There are some basic things that have to be fought against, she says, things like factory farming, a method of raising animals in confinement. "A terrible thing, not well enough understood," she says. "People should just refuse to eat eggs from battery hens [as opposed to eggs laid by "free hens"]. . . . And everyone should boycott white veal until it's more economic to raise calves in the proper manner . . . instead of locking them in small boxes. . . .

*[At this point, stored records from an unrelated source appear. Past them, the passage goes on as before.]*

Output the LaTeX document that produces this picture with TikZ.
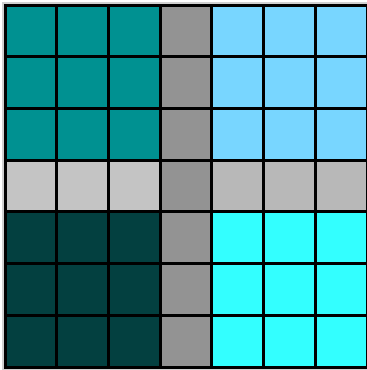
\documentclass[tikz,border=0pt]{standalone}
\usetikzlibrary{calc}
\definecolor{cellteal}{HTML}{009191}
\definecolor{cellsky}{HTML}{78D6FF}
\definecolor{celldark}{HTML}{034040}
\definecolor{cellcyan}{HTML}{33FFFF}
\definecolor{cellgray}{HTML}{939393}
\definecolor{celllight}{HTML}{C4C4C4}
\definecolor{celllightb}{HTML}{B8B8B8}
\definecolor{shadowgray}{HTML}{D0D0D0}

\begin{document}
\begin{tikzpicture}[x=1pt, y=-1pt, line width=3pt, line cap=rect]
  \useasboundingbox (0,0) rectangle (367,370);
  \def\cs{51.714}
  % soft edge behind the board
  \fill[shadowgray] (1.5,1.5) rectangle (367,369.5);
  % quadrants
  \fill[cellteal] (5,5) rectangle ({5+3*\cs},{5+3*\cs});
  \fill[cellsky] ({5+4*\cs},5) rectangle (367,{5+3*\cs});
  \fill[celldark] (5,{5+4*\cs}) rectangle ({5+3*\cs},367);
  \fill[cellcyan] ({5+4*\cs},{5+4*\cs}) rectangle (367,367);
  % middle cross
  \fill[celllight] (5,{5+3*\cs}) rectangle ({5+3*\cs},{5+4*\cs});
  \fill[celllightb] ({5+4*\cs},{5+3*\cs}) rectangle (367,{5+4*\cs});
  \fill[cellgray] ({5+3*\cs},5) rectangle ({5+4*\cs},367);
  % grid lines
  \foreach \i in {0,...,7} {
    \draw ({5+\i*\cs},5) -- ({5+\i*\cs},367);
    \draw (5,{5+\i*\cs}) -- (367,{5+\i*\cs});
  }
\end{tikzpicture}
\end{document}
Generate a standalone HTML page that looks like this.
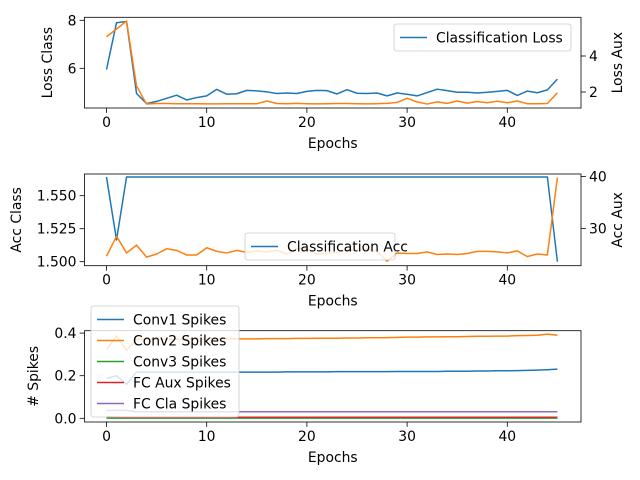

"And as for hogs, that's really the worst of all. Nobody should really touch a ham sandwich until they change the system. You see, the pregnant sows are put into barred [pens] where they can't move. They cannot turn around, it's so tight, and there are bars in front of them, and they become really frenzied, so they grab hold of the bars and gnash their teeth, back and forth. We have films of this. There's no question it's a form of insanity. And they stay there for months.
"Then when they have the piglets, they're also shut up so that they can't make nests or do anything for fear they may lie on one of the piglets or crush it. . . . About 60 percent of pig farming is done like that. . . .
"I believe that if people knew what is happening, which is far worse than inhumane slaughter, if they knew what's happening to animals during the full course of their lives, they'll demand a change, and the change is not difficult to make. . . . But all the research and all the loans and all the tax advantages have gone into making farming an industry. And that's why it's called factory farming. So big business is now controlling the vast majority of animal and egg production. . . ." And the Stevenses put their mouths where their money is: they refuse to buy or use white veal, pork, or pork products in their home, and they buy their eggs right from the farmer -- no battery eggs allowed.
The heroes at the Stevens house are Dr. Albert Schweitzer and Rachel Carson (hers) and Adlai Stevenson Ii (his). Roger Stevens, an active Democrat, was chairman of the finance committee for the National Democratic Party from 1956 to 1960, chairman of the National Cultural Center under President Kennedy, special assistant to the president on the arts under Lyndon Johnson, and chairman of the National Council on the Arts from 1964 to 1969.
He has also been a one-man cultural renaissance as former president of the National Opera Institute, director of the Metropolitan Opera Association, former chairman of the advisory commitee of the National Book Awards, trustee and cofounder of the Board of the American Film Institute, former treasurer of the American National Theater and Academy, a member of the Council for the Arts at Massachusetts Institute of Technology, director of the Wolf Trap Performing Arts Center, and a member of the Royal Society of Arts.
Mr. Stevens, who has extended hands across the sea to produce works by a series of British dramatists, from Stoppard to Pinter, was recently knighted by the British. Sir Roger says he doesn't have he faintest idea why he was dubbed that, but he's delighted with it, although of course he points out, Americans are not allowed to use the "Sir" when it's bestowed on them. It's simply not done.
Stevens is asked if he has hopes for Kennedy Center becoming the main national cultural center.
"Well, it could, of course. It's growing so fast here. In both England and France the capitals are the artistic center, the govenment center, and the financial center. Washington has been just a governmental center. . . . But whenever new ambassadors come here, most of whom . . . spent a few years here in the '50s and '60s on their way up to the top posts, they're the ones who say 'You can't imagine how it's changed. . . .'"
But he adds dryly, "I still have trouble with the New York Times. They don't like to admit that Washington exists."